* Begin Data for this task *

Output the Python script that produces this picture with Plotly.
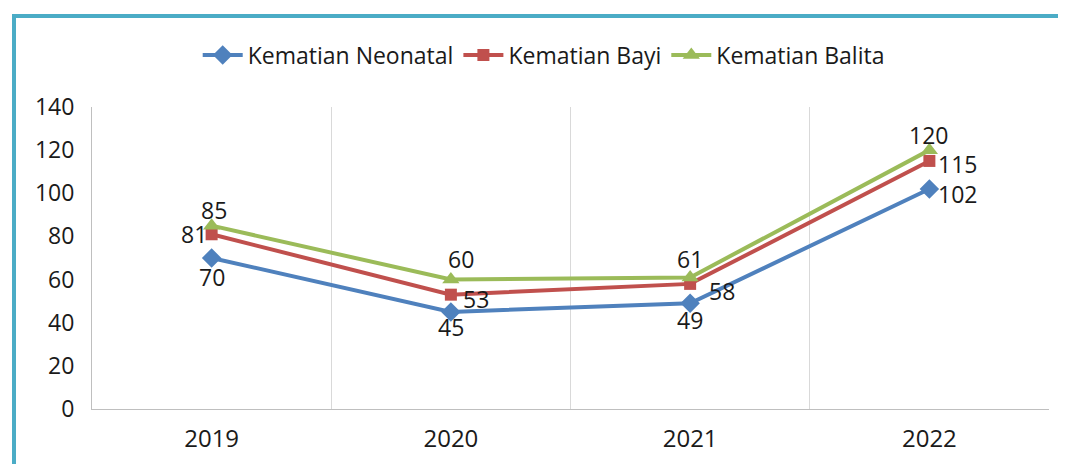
import plotly.graph_objects as go

# data
years = ["2019", "2020", "2021", "2022"]
neonatal = [70, 45, 49, 102]
bayi = [81, 53, 58, 115]
balita = [85, 60, 61, 120]

# label offsets (px) per point: (dx, dy), dy positive = up
offNeonatal = [(0, -19), (0, -15), (0, -17), (28, -5)]
offBayi = [(-18, 0), (25, -4), (32, -7), (28, -3)]
offBalita = [(2, 16), (10, 21), (0, 18), (-1, 15)]

fontFam = "Open Sans, Liberation Sans, sans-serif"
textColor = "#1a1a1a"

fig = go.Figure()

series = [
  ("Kematian Neonatal", neonatal, "#4F81BD", "diamond", 15, offNeonatal),
  ("Kematian Bayi", bayi, "#C0504D", "square", 12, offBayi),
  ("Kematian Balita", balita, "#9BBB59", "triangle-up", 15, offBalita),
]
for name, vals, color, sym, size, offs in series:
  fig.add_trace(go.Scatter(
    x=years, y=vals, name=name,
    mode="lines+markers",
    line=dict(color=color, width=4),
    marker=dict(symbol=sym, size=size, color=color),
    cliponaxis=False,
  ))
  # data labels (x as category index)
  for i, (v, (dx, dy)) in enumerate(zip(vals, offs)):
    fig.add_annotation(
      x=i, y=v, text=str(v), showarrow=False,
      xshift=dx, yshift=dy,
      font=dict(size=23, color=textColor, family=fontFam),
    )

fig.update_layout(
  width=1050, height=456,
  margin=dict(l=84, r=9, t=99, b=55, autoexpand=False),
  paper_bgcolor="white",
  plot_bgcolor="white",
  font=dict(family=fontFam, color=textColor),
  showlegend=True,
  legend=dict(
    orientation="h", x=0.472, xanchor="center", y=1.172, yanchor="middle",
    font=dict(size=23, color=textColor),
    bgcolor="rgba(0,0,0,0)",
    itemwidth=40, tracegroupgap=0,
  ),
)

fig.update_xaxes(
  type="category",
  range=[-0.5, 3.5],
  tickson="boundaries",
  showgrid=True, gridcolor="#d9d9d9", gridwidth=1,
  showline=True, linecolor="#bfbfbf", linewidth=1,
  ticks="", ticklabelstandoff=8,
  tickfont=dict(size=24, color=textColor),
)
fig.update_yaxes(
  range=[0, 140], dtick=20,
  showgrid=False, zeroline=False,
  showline=True, linecolor="#bfbfbf", linewidth=1,
  ticks="", ticklabelstandoff=12,
  tickfont=dict(size=23, color=textColor),
)

# teal frame around the chart
fig.add_shape(
  type="rect", xref="paper", yref="paper",
  x0=-0.0815, x1=1.1, y0=-0.25, y1=1.301,
  line=dict(color="#4BACC6", width=4),
  layer="below",
)

fig.write_html("out.html")
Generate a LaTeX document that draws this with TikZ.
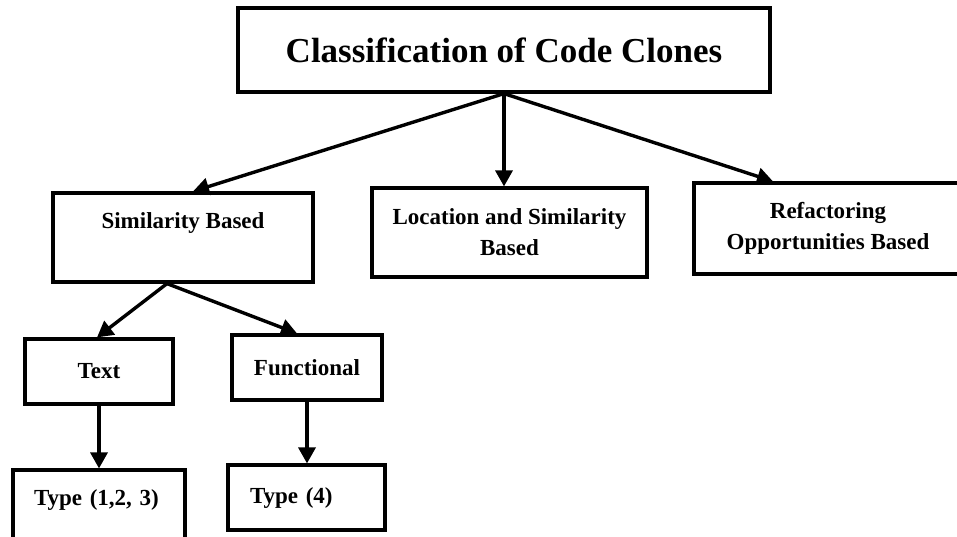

* End Data for this task *

* Task
Copy each line containing the word "that" from the data.

* Final answer
Output the Python script that produces this picture with Plotly.
Generate a LaTeX document that draws this with TikZ.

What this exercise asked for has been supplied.